Wij bevinden ons in het atelier van een welvarend, dus zonder twijfel beroemd schilder. De draperijen aan den ingang, de sierlijke eikenhouten kas, de figuren en antiquiteiten op deze, stoel en tafel zeggen het ons. Op den schilderezel staat nog eene schilderij, pas afgewerkt, en voor dit meesterstuk misschien wel de schilder zelve?
Immers in zijne rechterhand houdt hij den verfpot en den borstel, en met de linker ondersteunt hij het hoofd, schijnt diep in gedachten en nijpt zelfs het eene oog half toe, waarschijnlijk om des te beter zeker effect op de schilderij gaê te slaan.

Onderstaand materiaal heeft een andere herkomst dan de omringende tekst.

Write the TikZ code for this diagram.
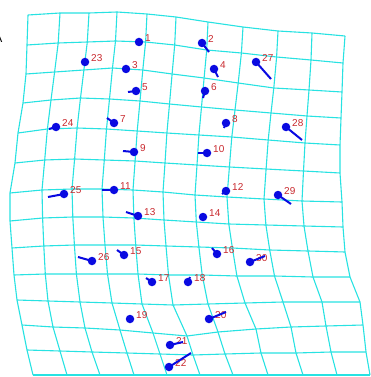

Tevreden is hij niet over het werk, dit ziet men wel. Dat been is veel te lang, die neus staat niet recht op zijne plaats, die plafon is geen duit waard, en toch zegt men dat dit ding dertig duizend franken waard is.
Ja, de man strijkt stoutweg zijn oordeel over het werk; ja, hij neemt eene meesterachtige houding aan; doch gij hebt het reeds geraden: hij is de schilder zelve niet - maar een man van den borstel, ja, die is hij wel!
De zoldering in het voorportaal van het atelier, is door stof en tabaksrook erg beneveld geworden en de witter is geroepen om, in afwezigheid van den kunstenaar, aan dien hemel zijne witte kleur weêr te geven. Maar de geschiedenis van Apelles blijft eeuwig waar en men mag den kritikeerenden witter in geweten toeroepen: ‘Schoenmaker, blijf bij uwen leest! Witter, blijf bij uw plafon!’
Hoe vele kritiekers in onze dagen, die slechts witters zijn, beweeren schilders te wezen, omdat ook zij den borstel hanteeren! Maar ach, wat borstel! Ja, 't is een fijn, een geestig, een diep doordacht tafereel, dat den duitschen schilder Koehler tot eer verstrekt. Het is naar het leven en uit het leven gegrepen.